A final important consideration is how the UK could take legal action to dispute the fiscal treaty – it is not in itself an act of any EU institution, and so may well be safe from annulment proceedings. There’s no issue about the member state’s external competence to conclude this treaty, since it does not involve negotiations with non-EU states (if it did, arguably only the EU itself could act), and the draft treaty is carefully worded so as to avoid any conflict with existing EU law, so it’s difficult to argue that other states by reaching this agreement have breached their duty of sincere cooperation with EU objectives.

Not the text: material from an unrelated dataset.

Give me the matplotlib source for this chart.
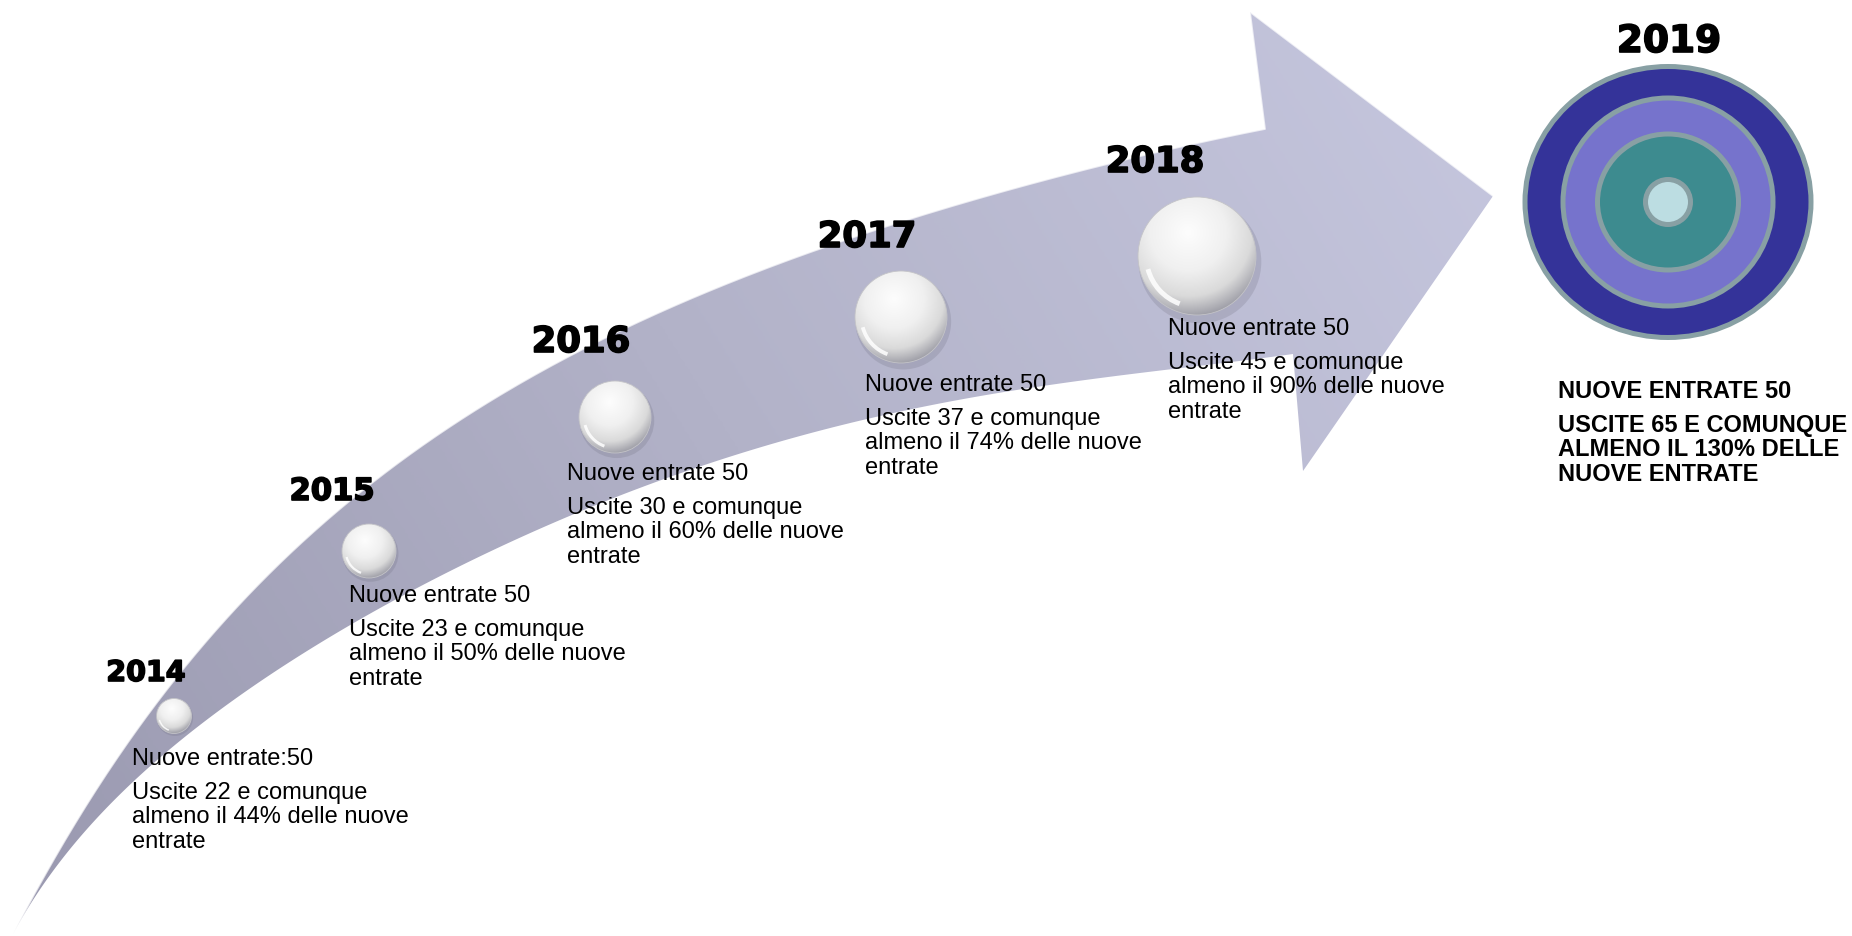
import numpy as np
import matplotlib.pyplot as plt
from matplotlib.path import Path
from matplotlib.patches import PathPatch, Circle, Ellipse, Arc
from matplotlib.colors import LinearSegmentedColormap
import matplotlib.patheffects as pe

# data
years = ['2014', '2015', '2016', '2017', '2018', '2019']
nuove_entrate = [50, 50, 50, 50, 50, 50]
uscite = [22, 23, 30, 37, 45, 65]
percentuale = [44, 50, 60, 74, 90, 130]
separatore = [':', ' ', ' ', ' ', ' ', ' ']

# layout, in pixels of the 1852x937 canvas (y grows downwards)
year_pos = [(146, 682), (332, 501), (581, 353), (867, 248), (1155, 173), (1669, 53)]
year_size = [20.5, 22, 25.5, 25.5, 25.5, 27]
text_pos = [(132, 765), (349, 602), (567, 480), (865, 391), (1168, 335), (1558, 398)]
bubble_xy = [(174, 717), (369, 552), (615, 418), (901, 318), (1197, 257)]
bubble_r = [17.5, 27, 36, 46, 59]

# points traced along the two edges of the curved arrow
upper_edge = [(13, 935), (60, 840), (110, 765), (160, 705), (210, 645), (260, 588),
              (310, 535), (360, 490), (410, 450), (470, 413), (530, 380), (600, 343),
              (680, 305), (780, 266), (880, 230), (980, 197), (1120, 162), (1265, 130)]
lower_edge = [(13, 935), (67, 857), (133, 783), (220, 710), (275, 668), (350, 628),
              (400, 600), (470, 563), (553, 523), (650, 487), (760, 447), (880, 416),
              (1000, 394), (1130, 376), (1293, 355)]
head = [(1250, 13), (1493, 197), (1303, 472), (1293, 355)]

target_c = (1668, 203)
target_rx = [143, 105, 70.5, 22.5]
target_ry = [135.5, 104, 68, 22.5]
target_col = ['#343399', '#7673cc', '#3d8b8f', '#bcdde2']

W, H = 1852, 937
body_font = 'Liberation Sans'


def smooth_edge(pts, deg=5, n=400):
    # smooth the hand-traced outline (chord-length parametrised polynomial)
    P = np.asarray(pts, float)
    seg = np.hypot(*np.diff(P, axis=0).T)
    t = np.r_[0, np.cumsum(seg)] / seg.sum()
    w = np.ones(len(P))
    w[0] = w[-1] = 30
    T = np.linspace(0, 1, n)
    x = np.polyval(np.polyfit(t, P[:, 0], deg, w=w), T)
    y = np.polyval(np.polyfit(t, P[:, 1], deg, w=w), T)
    x[0], y[0], x[-1], y[-1] = P[0, 0], P[0, 1], P[-1, 0], P[-1, 1]
    return np.c_[x, y]


fig = plt.figure(figsize=(W / 100, H / 100), dpi=100)
ax = fig.add_axes([0, 0, 1, 1])
ax.axis('off')

# curved arrow
up = smooth_edge(upper_edge)
lo = smooth_edge(lower_edge)
outline = np.vstack([up, head, lo[::-1][1:]])
arrow = PathPatch(Path(outline, closed=True), facecolor='none', edgecolor='none')
ax.add_patch(arrow)

xs = np.linspace(0, 1500, 600)
ys = np.linspace(0, H, 375)
X, Y = np.meshgrid(xs, ys)
d = np.array([1480.0, -922.0])
t = np.clip(((X - 13) * d[0] + (Y - 935) * d[1]) / (d @ d), 0, 1)
arrow_cmap = LinearSegmentedColormap.from_list('arrow', ['#9a99b0', '#b2b2c8', '#c6c7df'])
im = ax.imshow(t, extent=(0, 1500, H, 0), origin='upper', cmap=arrow_cmap,
               vmin=0, vmax=1, interpolation='bilinear', zorder=1)
im.set_clip_path(arrow)

# light bevel on the upper edge and arrow head
bevel = np.vstack([up, head[:2]])
ax.plot(bevel[:, 0], bevel[:, 1], color='white', alpha=0.7, lw=1.3, zorder=2)

# glossy bubbles
bubble_cmap = LinearSegmentedColormap.from_list(
    'bubble', [(0, '#fdfdfd'), (0.45, '#f0f0f0'), (0.75, '#dadada'), (1, '#9c9ca5')])
for (cx, cy), r in zip(bubble_xy, bubble_r):
    ax.add_patch(Circle((cx + 0.05 * r, cy + 0.1 * r), r * 1.04, facecolor='#6b6b7c',
                        edgecolor='none', alpha=0.22, zorder=3))
    u = np.linspace(-1, 1, 120)
    U, V = np.meshgrid(u, u)
    img = bubble_cmap(np.clip(np.hypot(U + 0.15, V + 0.4) / 1.45, 0, 1))
    bim = ax.imshow(img, extent=(cx - r, cx + r, cy + r, cy - r), origin='upper',
                    interpolation='bilinear', zorder=4)
    clip = Circle((cx, cy), r, transform=ax.transData)
    bim.set_clip_path(clip)
    ax.add_patch(Circle((cx, cy), r, facecolor='none', edgecolor='#c4c4c8', lw=0.6, zorder=5))
    ax.add_patch(Arc((cx, cy), 1.72 * r, 1.72 * r, theta1=110, theta2=165, color='white',
                     alpha=0.85, lw=max(0.8, 0.06 * r), zorder=6))

# 2019 target
for rx, ry, col in zip(target_rx, target_ry, target_col):
    ax.add_patch(Ellipse(target_c, 2 * rx, 2 * ry, facecolor=col, edgecolor='#88a0a4',
                         lw=3.6, zorder=3))

# labels
for i, yr in enumerate(years):
    x, y = year_pos[i]
    ax.text(x, y, yr, ha='center', va='baseline', fontsize=year_size[i],
            fontweight='bold', family='DejaVu Sans', color='black', zorder=8,
            path_effects=[pe.withStroke(linewidth=1.2, foreground='black')])

    lines = [f'Nuove entrate{separatore[i]}{nuove_entrate[i]}',
             f'Uscite {uscite[i]} e comunque']
    if i < 5:
        lines += [f'almeno il {percentuale[i]}% delle nuove', 'entrate']
        weight = 'normal'
    else:
        lines += [f'almeno il {percentuale[i]}% delle', 'nuove entrate']
        lines = [s.upper() for s in lines]
        weight = 'bold'
    x, y = text_pos[i]
    offsets = [0, 34, 58.5, 83]
    for s, off in zip(lines, offsets):
        ax.text(x, y + off, s, ha='left', va='baseline', fontsize=17, fontweight=weight,
                family=body_font, color='black', zorder=8)

ax.set_xlim(0, W)
ax.set_ylim(H, 0)
fig.savefig('out.png', dpi=100, facecolor='white')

I think all the UK would be left with would be a challenge to the actual actions of the Commission or Bank in pursuance of this treaty – although arguably nothing the draft treaty tasks them with doing amounts to more than a recommendation or opinion, and so may not be subject to legal challenge under Article 263 TEU:
The Court … shall review the legality of … acts of the Council, of the Commission and of the European Central Bank, other than recommendations and opinions
Finally, rather than conferring tasks on the European Council or its President, the draft treaty has neatly created a new Euro Summit and a post of President for it. No doubt Herman van Rompuy will get that job.
An interesting technical legal debate then, about EU law – but a fairly abstract one. I don’t expect any legal challenge to the fiscal treaty – and if one was made, I doubt it would succeed.